-- START OF DATASET RECORDS --

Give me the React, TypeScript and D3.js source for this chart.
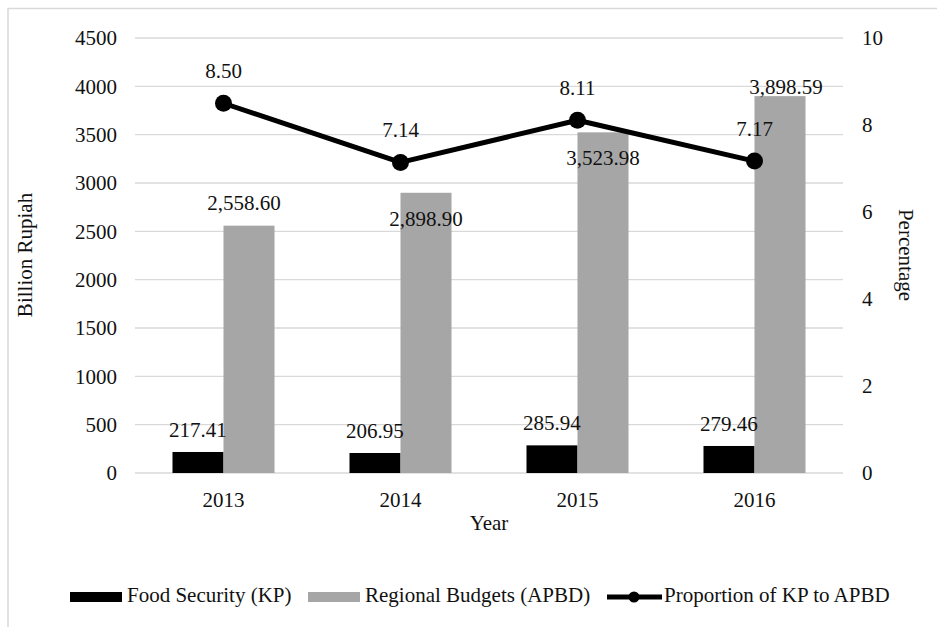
import * as d3 from 'd3';

const years = ['2013', '2014', '2015', '2016'];
const foodSecurity = [217.41, 206.95, 285.94, 279.46];
const regionalBudgets = [2558.6, 2898.9, 3523.98, 3898.59];
const proportion = [8.5, 7.14, 8.11, 7.17];
const leftTicks = [0, 500, 1000, 1500, 2000, 2500, 3000, 3500, 4000, 4500];
const rightTicks = [0, 2, 4, 6, 8, 10];

// label nudges (Excel placed these to avoid overlaps)
const apbdLabelDy = [-16, 33, 33, -2];
const apbdLabelDx = [-5, 0, 0, 6];

const W = 937;
const H = 627;
const FONT = '"Liberation Serif", "Times New Roman", "DejaVu Serif", serif';
const FS = 21;
const TEXT = '#111';
const GRID = '#d9d9d9';
const GRAY = '#a6a6a6';

const fmt = d3.format(',.2f');

export default function App() {
  const margin = { left: 135, right: 843, top: 38, bottom: 473 };

  const x = d3.scaleBand().domain(years).range([margin.left, margin.right]).padding(0);
  const xSub = d3
    .scaleBand()
    .domain(['kp', 'apbd'])
    .range([0, x.bandwidth()])
    .paddingInner(0)
    .paddingOuter(0.735);
  const yL = d3.scaleLinear().domain([0, 4500]).range([margin.bottom, margin.top]);
  const yR = d3.scaleLinear().domain([0, 10]).range([margin.bottom, margin.top]);

  const cx = (d: string) => (x(d) || 0) + x.bandwidth() / 2;

  const line = d3
    .line<number>()
    .x((_, i) => cx(years[i]))
    .y((d) => yR(d));

  return (
    <svg
      width={W}
      height={H}
      style={{ position: 'fixed', left: 0, top: 0, background: '#fff', fontFamily: FONT, fontSize: FS }}
    >
      <rect x={0} y={0} width={W} height={H} fill="#fff" />
      {/* outer frame */}
      <rect x={8} y={8.5} width={W + 20} height={H + 20} fill="none" stroke={GRID} strokeWidth={1.5} />

      {/* gridlines */}
      {leftTicks.map((t) => (
        <line key={t} x1={margin.left} x2={margin.right} y1={yL(t)} y2={yL(t)} stroke={GRID} strokeWidth={1.3} />
      ))}

      {/* left tick labels */}
      {leftTicks.map((t) => (
        <text key={t} x={117} y={yL(t)} dy="0.35em" textAnchor="end" fill={TEXT}>
          {t}
        </text>
      ))}

      {/* right tick labels */}
      {rightTicks.map((t) => (
        <text key={t} x={862} y={yR(t)} dy="0.35em" textAnchor="start" fill={TEXT}>
          {t}
        </text>
      ))}

      {/* bars */}
      {years.map((yr, i) => (
        <g key={yr} transform={`translate(${x(yr)},0)`}>
          <rect
            x={xSub('kp')}
            y={yL(foodSecurity[i])}
            width={xSub.bandwidth()}
            height={yL(0) - yL(foodSecurity[i])}
            fill="#000"
          />
          <rect
            x={xSub('apbd')}
            y={yL(regionalBudgets[i])}
            width={xSub.bandwidth()}
            height={yL(0) - yL(regionalBudgets[i])}
            fill={GRAY}
          />
        </g>
      ))}

      {/* bar labels */}
      {years.map((yr, i) => (
        <g key={yr} fill={TEXT} textAnchor="middle">
          <text x={(x(yr) || 0) + (xSub('kp') || 0) + xSub.bandwidth() / 2} y={yL(foodSecurity[i]) - 15}>
            {fmt(foodSecurity[i])}
          </text>
          <text
            x={(x(yr) || 0) + (xSub('apbd') || 0) + xSub.bandwidth() / 2 + apbdLabelDx[i]}
            y={yL(regionalBudgets[i]) + apbdLabelDy[i]}
          >
            {fmt(regionalBudgets[i])}
          </text>
        </g>
      ))}

      {/* proportion line */}
      <path d={line(proportion) || ''} fill="none" stroke="#000" strokeWidth={5} strokeLinejoin="round" />
      {proportion.map((p, i) => (
        <circle key={i} cx={cx(years[i])} cy={yR(p)} r={8.5} fill="#000" />
      ))}
      {proportion.map((p, i) => (
        <text key={i} x={cx(years[i])} y={yR(p) - 25} textAnchor="middle" fill={TEXT}>
          {p.toFixed(2)}
        </text>
      ))}

      {/* category labels */}
      {years.map((yr) => (
        <text key={yr} x={cx(yr)} y={507} textAnchor="middle" fill={TEXT}>
          {yr}
        </text>
      ))}

      {/* axis titles */}
      <text x={(margin.left + margin.right) / 2} y={530} textAnchor="middle" fill={TEXT}>
        Year
      </text>
      <text transform={`translate(32,255) rotate(-90)`} textAnchor="middle" fill={TEXT}>
        Billion Rupiah
      </text>
      <text transform={`translate(899,255) rotate(90)`} textAnchor="middle" fill={TEXT}>
        Percentage
      </text>

      {/* legend */}
      <g fill={TEXT}>
        <rect x={70} y={592} width={52} height={10} fill="#000" />
        <text x={127} y={602}>Food Security (KP)</text>
        <rect x={308} y={592} width={52} height={10} fill={GRAY} />
        <text x={365} y={602}>Regional Budgets (APBD)</text>
        <line x1={607} x2={662} y1={597} y2={597} stroke="#000" strokeWidth={5} />
        <circle cx={634} cy={597} r={5.5} fill="#000" />
        <text x={664} y={602}>Proportion of KP to APBD</text>
      </g>
    </svg>
  );
}
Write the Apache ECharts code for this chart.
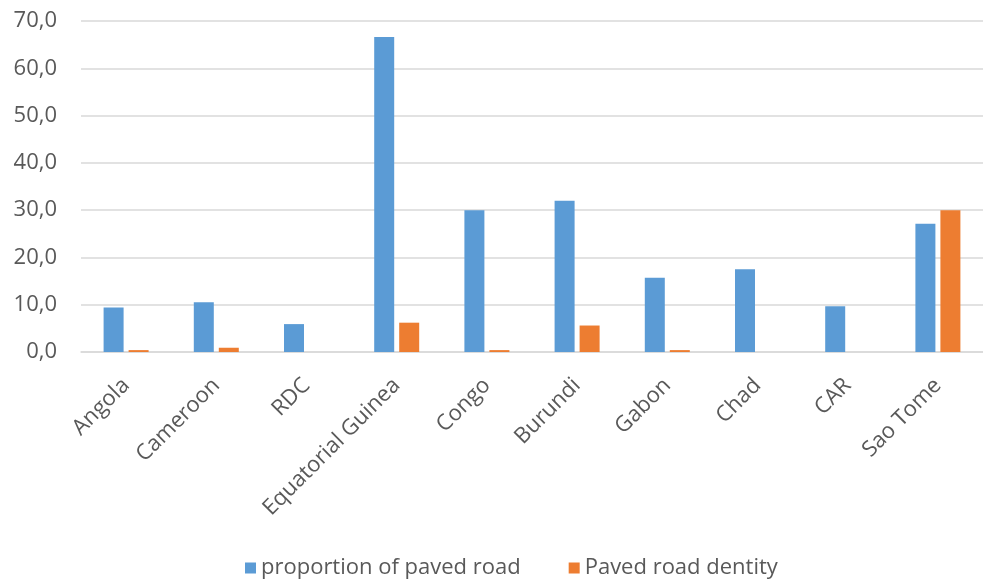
<!DOCTYPE html>
<html>
<head>
<meta charset="utf-8">
<script src="https://cdn.jsdelivr.net/npm/echarts@6/dist/echarts.min.js"></script>
<style>html,body{margin:0;padding:0;background:#fff}#c{width:983px;height:580px}</style>
</head>
<body>
<div id="c"></div>
<script>
var categories = ['Angola','Cameroon','RDC','Equatorial Guinea','Congo','Burundi','Gabon','Chad','CAR','Sao Tome'];
var proportionPaved = [9.4, 10.5, 5.9, 66.6, 30.0, 32.0, 15.7, 17.5, 9.7, 27.1];
var pavedDensity = [0.4, 0.9, 0, 6.2, 0.4, 5.6, 0.4, 0, 0, 30.0];
var seriesNames = ['proportion of paved road', 'Paved road dentity'];

var chart = echarts.init(document.getElementById('c'));
var font = 'Open Sans';
chart.setOption({
  animation: false,
  grid: { left: 81, top: 21, width: 908, height: 331, containLabel: false },
  legend: {
    bottom: -4, left: 240, itemWidth: 11, itemHeight: 11, itemGap: 48,
    icon: 'rect',
    textStyle: { color: '#595959', fontSize: 22, fontFamily: font },
    data: seriesNames
  },
  xAxis: {
    type: 'category', data: categories,
    axisLine: { lineStyle: { color: '#d9d9d9', width: 1.5 } },
    axisTick: { show: false },
    axisLabel: { rotate: 45, color: '#595959', fontSize: 22, fontFamily: font, margin: 30, interval: 0 }
  },
  yAxis: {
    type: 'value', min: 0, max: 70, interval: 10,
    axisLine: { show: false }, axisTick: { show: false },
    splitLine: { lineStyle: { color: '#d9d9d9', width: 1.5 } },
    axisLabel: { color: '#595959', fontSize: 22, fontFamily: font, margin: 24,
      formatter: function (v) { return v.toFixed(1).replace('.', ','); } }
  },
  series: [
    { name: seriesNames[0], type: 'bar', data: proportionPaved, barWidth: 20, barGap: '25%', itemStyle: { color: '#5B9BD5' } },
    { name: seriesNames[1], type: 'bar', data: pavedDensity, barWidth: 20, itemStyle: { color: '#ED7D31' } }
  ]
});
</script>
</body>
</html>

-- END OF DATASET RECORDS --

WORK REQUIRED: Set down every entry word for word, but omit the pictures.

ANSWER TO THIS TASK:
Give me the React, TypeScript and D3.js source for this chart.
import * as d3 from 'd3';

const years = ['2013', '2014', '2015', '2016'];
const foodSecurity = [217.41, 206.95, 285.94, 279.46];
const regionalBudgets = [2558.6, 2898.9, 3523.98, 3898.59];
const proportion = [8.5, 7.14, 8.11, 7.17];
const leftTicks = [0, 500, 1000, 1500, 2000, 2500, 3000, 3500, 4000, 4500];
const rightTicks = [0, 2, 4, 6, 8, 10];

// label nudges (Excel placed these to avoid overlaps)
const apbdLabelDy = [-16, 33, 33, -2];
const apbdLabelDx = [-5, 0, 0, 6];

const W = 937;
const H = 627;
const FONT = '"Liberation Serif", "Times New Roman", "DejaVu Serif", serif';
const FS = 21;
const TEXT = '#111';
const GRID = '#d9d9d9';
const GRAY = '#a6a6a6';

const fmt = d3.format(',.2f');

export default function App() {
  const margin = { left: 135, right: 843, top: 38, bottom: 473 };

  const x = d3.scaleBand().domain(years).range([margin.left, margin.right]).padding(0);
  const xSub = d3
    .scaleBand()
    .domain(['kp', 'apbd'])
    .range([0, x.bandwidth()])
    .paddingInner(0)
    .paddingOuter(0.735);
  const yL = d3.scaleLinear().domain([0, 4500]).range([margin.bottom, margin.top]);
  const yR = d3.scaleLinear().domain([0, 10]).range([margin.bottom, margin.top]);

  const cx = (d: string) => (x(d) || 0) + x.bandwidth() / 2;

  const line = d3
    .line<number>()
    .x((_, i) => cx(years[i]))
    .y((d) => yR(d));

  return (
    <svg
      width={W}
      height={H}
      style={{ position: 'fixed', left: 0, top: 0, background: '#fff', fontFamily: FONT, fontSize: FS }}
    >
      <rect x={0} y={0} width={W} height={H} fill="#fff" />
      {/* outer frame */}
      <rect x={8} y={8.5} width={W + 20} height={H + 20} fill="none" stroke={GRID} strokeWidth={1.5} />

      {/* gridlines */}
      {leftTicks.map((t) => (
        <line key={t} x1={margin.left} x2={margin.right} y1={yL(t)} y2={yL(t)} stroke={GRID} strokeWidth={1.3} />
      ))}

      {/* left tick labels */}
      {leftTicks.map((t) => (
        <text key={t} x={117} y={yL(t)} dy="0.35em" textAnchor="end" fill={TEXT}>
          {t}
        </text>
      ))}

      {/* right tick labels */}
      {rightTicks.map((t) => (
        <text key={t} x={862} y={yR(t)} dy="0.35em" textAnchor="start" fill={TEXT}>
          {t}
        </text>
      ))}

      {/* bars */}
      {years.map((yr, i) => (
        <g key={yr} transform={`translate(${x(yr)},0)`}>
          <rect
            x={xSub('kp')}
            y={yL(foodSecurity[i])}
            width={xSub.bandwidth()}
            height={yL(0) - yL(foodSecurity[i])}
            fill="#000"
          />
          <rect
            x={xSub('apbd')}
            y={yL(regionalBudgets[i])}
            width={xSub.bandwidth()}
            height={yL(0) - yL(regionalBudgets[i])}
            fill={GRAY}
          />
        </g>
      ))}

      {/* bar labels */}
      {years.map((yr, i) => (
        <g key={yr} fill={TEXT} textAnchor="middle">
          <text x={(x(yr) || 0) + (xSub('kp') || 0) + xSub.bandwidth() / 2} y={yL(foodSecurity[i]) - 15}>
            {fmt(foodSecurity[i])}
          </text>
          <text
            x={(x(yr) || 0) + (xSub('apbd') || 0) + xSub.bandwidth() / 2 + apbdLabelDx[i]}
            y={yL(regionalBudgets[i]) + apbdLabelDy[i]}
          >
            {fmt(regionalBudgets[i])}
          </text>
        </g>
      ))}

      {/* proportion line */}
      <path d={line(proportion) || ''} fill="none" stroke="#000" strokeWidth={5} strokeLinejoin="round" />
      {proportion.map((p, i) => (
        <circle key={i} cx={cx(years[i])} cy={yR(p)} r={8.5} fill="#000" />
      ))}
      {proportion.map((p, i) => (
        <text key={i} x={cx(years[i])} y={yR(p) - 25} textAnchor="middle" fill={TEXT}>
          {p.toFixed(2)}
        </text>
      ))}

      {/* category labels */}
      {years.map((yr) => (
        <text key={yr} x={cx(yr)} y={507} textAnchor="middle" fill={TEXT}>
          {yr}
        </text>
      ))}

      {/* axis titles */}
      <text x={(margin.left + margin.right) / 2} y={530} textAnchor="middle" fill={TEXT}>
        Year
      </text>
      <text transform={`translate(32,255) rotate(-90)`} textAnchor="middle" fill={TEXT}>
        Billion Rupiah
      </text>
      <text transform={`translate(899,255) rotate(90)`} textAnchor="middle" fill={TEXT}>
        Percentage
      </text>

      {/* legend */}
      <g fill={TEXT}>
        <rect x={70} y={592} width={52} height={10} fill="#000" />
        <text x={127} y={602}>Food Security (KP)</text>
        <rect x={308} y={592} width={52} height={10} fill={GRAY} />
        <text x={365} y={602}>Regional Budgets (APBD)</text>
        <line x1={607} x2={662} y1={597} y2={597} stroke="#000" strokeWidth={5} />
        <circle cx={634} cy={597} r={5.5} fill="#000" />
        <text x={664} y={602}>Proportion of KP to APBD</text>
      </g>
    </svg>
  );
}
Write the Apache ECharts code for this chart.
<!DOCTYPE html>
<html>
<head>
<meta charset="utf-8">
<script src="https://cdn.jsdelivr.net/npm/echarts@6/dist/echarts.min.js"></script>
<style>html,body{margin:0;padding:0;background:#fff}#c{width:983px;height:580px}</style>
</head>
<body>
<div id="c"></div>
<script>
var categories = ['Angola','Cameroon','RDC','Equatorial Guinea','Congo','Burundi','Gabon','Chad','CAR','Sao Tome'];
var proportionPaved = [9.4, 10.5, 5.9, 66.6, 30.0, 32.0, 15.7, 17.5, 9.7, 27.1];
var pavedDensity = [0.4, 0.9, 0, 6.2, 0.4, 5.6, 0.4, 0, 0, 30.0];
var seriesNames = ['proportion of paved road', 'Paved road dentity'];

var chart = echarts.init(document.getElementById('c'));
var font = 'Open Sans';
chart.setOption({
  animation: false,
  grid: { left: 81, top: 21, width: 908, height: 331, containLabel: false },
  legend: {
    bottom: -4, left: 240, itemWidth: 11, itemHeight: 11, itemGap: 48,
    icon: 'rect',
    textStyle: { color: '#595959', fontSize: 22, fontFamily: font },
    data: seriesNames
  },
  xAxis: {
    type: 'category', data: categories,
    axisLine: { lineStyle: { color: '#d9d9d9', width: 1.5 } },
    axisTick: { show: false },
    axisLabel: { rotate: 45, color: '#595959', fontSize: 22, fontFamily: font, margin: 30, interval: 0 }
  },
  yAxis: {
    type: 'value', min: 0, max: 70, interval: 10,
    axisLine: { show: false }, axisTick: { show: false },
    splitLine: { lineStyle: { color: '#d9d9d9', width: 1.5 } },
    axisLabel: { color: '#595959', fontSize: 22, fontFamily: font, margin: 24,
      formatter: function (v) { return v.toFixed(1).replace('.', ','); } }
  },
  series: [
    { name: seriesNames[0], type: 'bar', data: proportionPaved, barWidth: 20, barGap: '25%', itemStyle: { color: '#5B9BD5' } },
    { name: seriesNames[1], type: 'bar', data: pavedDensity, barWidth: 20, itemStyle: { color: '#ED7D31' } }
  ]
});
</script>
</body>
</html>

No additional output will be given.